Sec. 11.  Review of government property lease excise tax rates

A.  By December 15, 2016, the joint legislative budget committee shall conduct an analysis to determine the effectiveness of the government property lease excise tax rates prescribed by section 42-6203, Arizona Revised Statutes, as amended by this act.  The analysis shall include consideration of:

1.  The total ad valorem property tax revenues that would be produced by the properties to counties, cities and towns, community college districts and school districts if the properties were taxable.

2.  The actual total annual amount of government property lease excise taxes collected and the amounts distributed to counties, cities and towns, community college districts and school districts.

3.  The tax revenue previously being received from the vacant or underutilized property being redeveloped.

4.  Determine the average aggregate ad valorem property tax levy per square foot for the various property types listed in section 42-6203, Arizona Revised Statutes, as amended by this act, and compare that levy with the levy rates prescribed by section 42-6203, subsection B, Arizona Revised Statutes, as amended by this act.

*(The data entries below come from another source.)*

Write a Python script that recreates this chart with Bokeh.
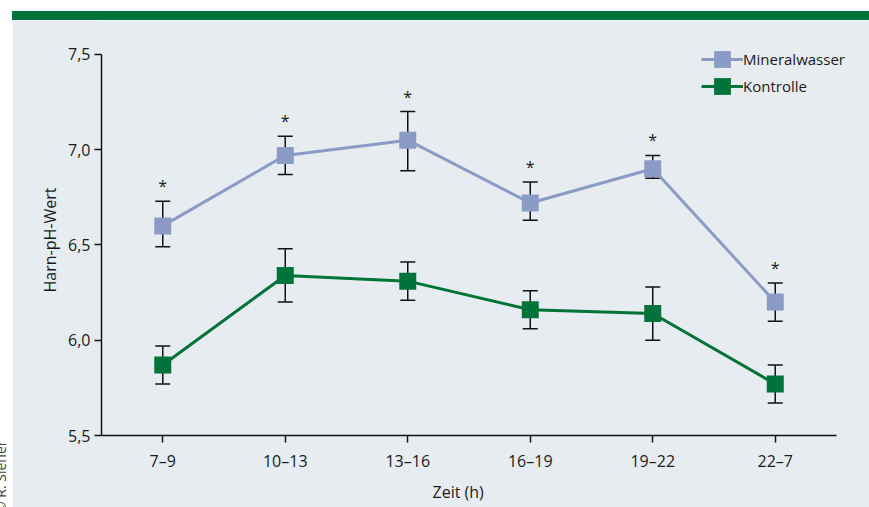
from bokeh.plotting import figure
from bokeh.layouts import column, row
from bokeh.models import (ColumnDataSource, Div, Legend, LegendItem, FixedTicker, Range1d, Title)
from bokeh.core.properties import value
from bokeh.embed import file_html
from bokeh.resources import INLINE

# ---- data ----
categories = ["7–9", "10–13", "13–16", "16–19", "19–22", "22–7"]
mineral_mean = [6.60, 6.97, 7.05, 6.72, 6.90, 6.20]
mineral_upper = [6.73, 7.07, 7.20, 6.83, 6.97, 6.30]
mineral_lower = [6.49, 6.87, 6.89, 6.63, 6.85, 6.10]
kontroll_mean = [5.87, 6.34, 6.31, 6.16, 6.14, 5.77]
kontroll_upper = [5.97, 6.48, 6.41, 6.26, 6.28, 5.87]
kontroll_lower = [5.77, 6.20, 6.21, 6.06, 6.00, 5.67]
significant = [True, True, True, True, True, True]
y_ticks = [5.5, 6.0, 6.5, 7.0, 7.5]
y_tick_labels = ["5,5", "6,0", "6,5", "7,0", "7,5"]
y_min, y_max = 5.5, 7.5
x_min, x_max = -0.5, len(categories) - 0.5

FONT = "Open Sans"
BG = "#E7ECF0"
GREEN = "#00733A"
BLUE = "#8C9AC6"
TXT = "#1A1A1A"

xs = list(range(len(categories)))

FIG_W, FIG_H = 857, 487
BORDER_L, BORDER_B = 89, 71
HEAD_TOP = 34    # frame px above the top tick (room for the legend)
HEAD_RIGHT = 33  # frame px right of the x axis end
frame_h = FIG_H - BORDER_B
frame_w = FIG_W - BORDER_L
py = (frame_h - HEAD_TOP) / (y_max - y_min)
px = (frame_w - HEAD_RIGHT) / (x_max - x_min)

p = figure(width=FIG_W, height=FIG_H, output_backend="svg", toolbar_location=None,
           x_range=Range1d(x_min, x_max + HEAD_RIGHT / px),
           y_range=Range1d(y_min, y_max + HEAD_TOP / py),
           min_border_left=BORDER_L, min_border_right=0,
           min_border_top=0, min_border_bottom=BORDER_B, margin=0)
p.background_fill_color = BG
p.border_fill_color = BG
p.outline_line_color = None
p.grid.visible = False

# axes
p.xaxis.ticker = FixedTicker(ticks=xs)
p.xaxis.major_label_overrides = {i: c for i, c in enumerate(categories)}
p.xaxis.bounds = (x_min, x_max)
p.yaxis.ticker = FixedTicker(ticks=y_ticks)
p.yaxis.major_label_overrides = {t: l for t, l in zip(y_ticks, y_tick_labels)}
p.yaxis.bounds = (y_min, y_max)
for ax in (p.xaxis, p.yaxis):
    ax.axis_line_color = "#111111"
    ax.axis_line_width = 1.5
    ax.major_tick_line_color = "#111111"
    ax.major_tick_line_width = 1.5
    ax.major_tick_in = 0
    ax.major_tick_out = 7
    ax.minor_tick_line_color = None
    ax.major_label_text_font = FONT
    ax.major_label_text_font_size = "16px"
    ax.major_label_text_color = TXT
p.xaxis.major_label_standoff = 7
p.yaxis.major_label_standoff = 4

# axis titles, positioned from the frame's start
title_style = dict(text_font=FONT, text_font_size="16px", text_font_style="normal",
                   text_color=TXT, align="left")
p.add_layout(Title(text="Zeit (h)", offset=331, standoff=9, **title_style), "below")
p.add_layout(Title(text="Harn-pH-Wert", offset=143, standoff=10, **title_style), "left")

src_m = ColumnDataSource(dict(x=xs, y=mineral_mean, up=mineral_upper, lo=mineral_lower))
src_k = ColumnDataSource(dict(x=xs, y=kontroll_mean, up=kontroll_upper, lo=kontroll_lower))

for src in (src_m, src_k):
    p.segment(x0="x", y0="lo", x1="x", y1="up", source=src, line_color="#111111", line_width=1.5)
    p.scatter(x="x", y="up", source=src, marker="dash", size=15, line_color="#111111", line_width=1.5)
    p.scatter(x="x", y="lo", source=src, marker="dash", size=15, line_color="#111111", line_width=1.5)

lm = p.line(x="x", y="y", source=src_m, line_color=BLUE, line_width=3)
sm = p.scatter(x="x", y="y", source=src_m, marker="square", size=17, fill_color=BLUE, line_color=None)
lk = p.line(x="x", y="y", source=src_k, line_color=GREEN, line_width=3)
sk = p.scatter(x="x", y="y", source=src_k, marker="square", size=17, fill_color=GREEN, line_color=None)

# significance asterisks
ast_x = [x for x, s in zip(xs, significant) if s]
ast_y = [u for u, s in zip(mineral_upper, significant) if s]
p.text(x=ast_x, y=ast_y, text=["*"] * len(ast_x), text_align="center", text_baseline="alphabetic",
       y_offset=-15, text_font=value(FONT), text_font_size="16px", text_color=TXT)

legend_style = dict(glyph_width=42, glyph_height=42, padding=0, margin=0, label_standoff=0,
                    background_fill_alpha=0, border_line_color=None, label_text_font=FONT,
                    label_text_font_size="15px", label_text_color=TXT)
p.add_layout(Legend(items=[LegendItem(label="Mineralwasser", renderers=[lm, sm])],
                    location=(600, 355), **legend_style))
p.add_layout(Legend(items=[LegendItem(label="Kontrolle", renderers=[lk, sk])],
                    location=(600, 328), **legend_style))

# page decorations: white margins, green header bar, copyright
top_white = Div(width=869, height=11, margin=0, styles={"background-color": "white"})
bar_left = Div(width=12, height=9, margin=0, styles={"background-color": "white"})
bar = Div(width=857, height=9, margin=0, styles={"background-color": GREEN})
strip = Div(width=12, height=FIG_H, margin=0,
            styles={"background-color": "white", "overflow": "hidden", "position": "relative"},
            text='<span style="position:absolute; left:-6px; top:493px; transform-origin:0 0; '
                 'transform:rotate(-90deg); white-space:nowrap; font-family:\'Open Sans\'; '
                 'font-size:14px; line-height:14px; color:#444444;">© R. Siener</span>')

layout = column(top_white, row(bar_left, bar, spacing=0, margin=0),
                row(strip, p, spacing=0, margin=0), spacing=0, margin=0)

open("out.html", "w").write(file_html(layout, INLINE))
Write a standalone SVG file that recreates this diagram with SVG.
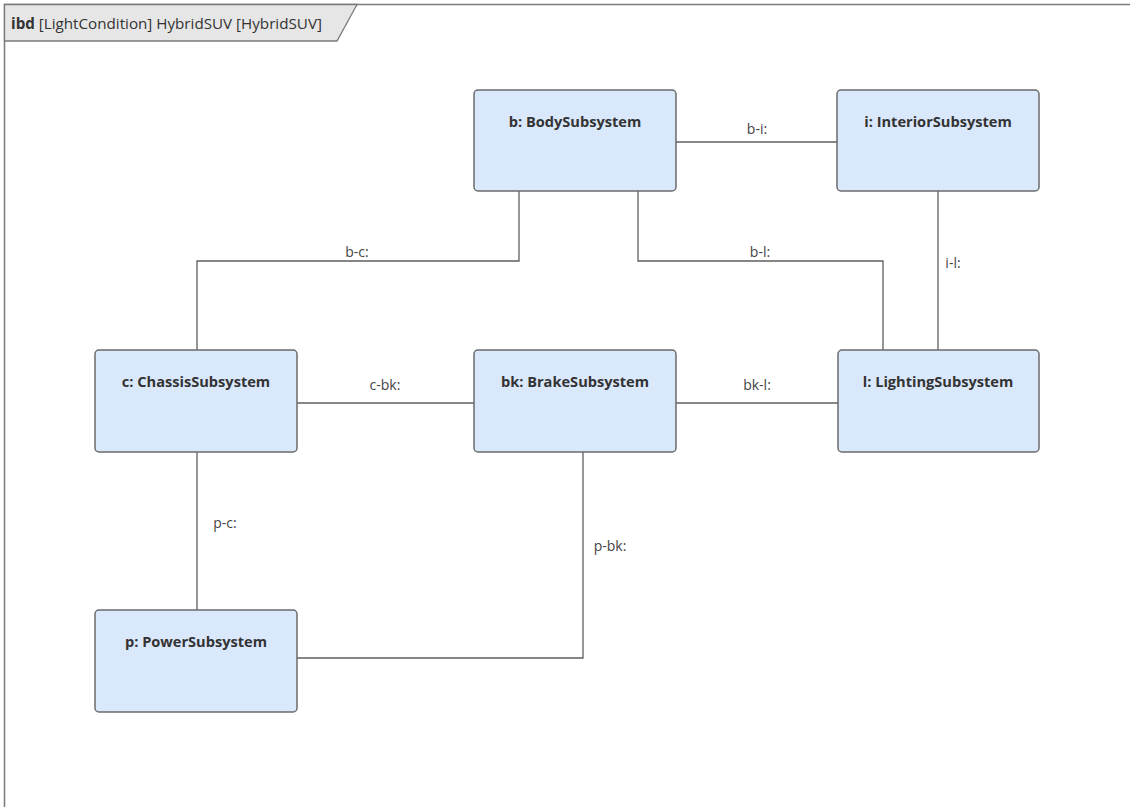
<svg xmlns="http://www.w3.org/2000/svg" width="1130" height="807" viewBox="0 0 1130 807">
<style>
.frame{fill:none;stroke:#7a7a7a;stroke-width:1.5}
.node rect{fill:#dae8fc;stroke:#6b6b6b;stroke-width:1.5}
.node text{font-family:"Open Sans","Liberation Sans",sans-serif;font-size:14.6px;font-weight:bold;fill:#333;text-anchor:middle}
.conn path{fill:none;stroke:#5f5f5f;stroke-width:1.3}
.lbl{font-family:"Open Sans","Liberation Sans",sans-serif;font-size:14px;fill:#444;text-anchor:middle}
.hdr{font-family:"Open Sans","Liberation Sans",sans-serif;font-size:15.2px;fill:#333}
</style>
<rect x="0" y="0" width="1130" height="807" fill="#fff"/>
<g id="frame">
<path class="frame" d="M4.5,807 V4.5 H1130"/>
<path d="M4.5,4.5 H357 L337,41 H4.5 Z" fill="#e6e6e6" stroke="#7a7a7a" stroke-width="1.3"/>
<text class="hdr" x="11" y="29"><tspan font-weight="bold">ibd</tspan> [LightCondition] HybridSUV [HybridSUV]</text>
</g>
<g id="connectors" class="conn">
<path d="M676,142 H837"/>
<path d="M519,191 V261 H197 V350"/>
<path d="M638,191 V261 H883 V350"/>
<path d="M938,191 V350"/>
<path d="M297,403 H474"/>
<path d="M676,403 H838"/>
<path d="M197,452 V610"/>
<path d="M297,658 H583 V452"/>
<text class="lbl" x="757" y="134">b-i:</text>
<text class="lbl" x="357" y="257">b-c:</text>
<text class="lbl" x="760" y="257">b-l:</text>
<text class="lbl" x="953" y="268">i-l:</text>
<text class="lbl" x="385" y="390">c-bk:</text>
<text class="lbl" x="757" y="390">bk-l:</text>
<text class="lbl" x="225" y="528">p-c:</text>
<text class="lbl" x="610" y="551">p-bk:</text>
</g>
<g id="b" class="node"><rect x="474" y="90" width="202" height="101" rx="4"/><text x="575" y="127">b: BodySubsystem</text></g>
<g id="i" class="node"><rect x="837" y="90" width="202" height="101" rx="4"/><text x="938" y="127">i: InteriorSubsystem</text></g>
<g id="c" class="node"><rect x="95" y="350" width="202" height="102" rx="4"/><text x="196" y="387">c: ChassisSubsystem</text></g>
<g id="bk" class="node"><rect x="474" y="350" width="202" height="102" rx="4"/><text x="575" y="387">bk: BrakeSubsystem</text></g>
<g id="l" class="node"><rect x="838" y="350" width="201" height="102" rx="4"/><text x="938" y="387">l: LightingSubsystem</text></g>
<g id="p" class="node"><rect x="95" y="610" width="202" height="102" rx="4"/><text x="196" y="647">p: PowerSubsystem</text></g>
</svg>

B.  The department of revenue shall cooperate with the joint legislative budget committee for the purposes of this section and, by October 1, 2015, provide the joint legislative budget committee with the public database of all government property leases maintained pursuant to section 42‑6202, Arizona Revised Statutes, as amended by this act.

C.  The joint legislative budget committee shall submit copies of its analysis pursuant to this section to:

1.  The governor, the president of the senate and the speaker of the house of representatives.

2.  The chairpersons of the house of representatives ways and means committee and the senate finance committee.

3.  The secretary of state.

4.  Any other person who requests a copy of the analysis.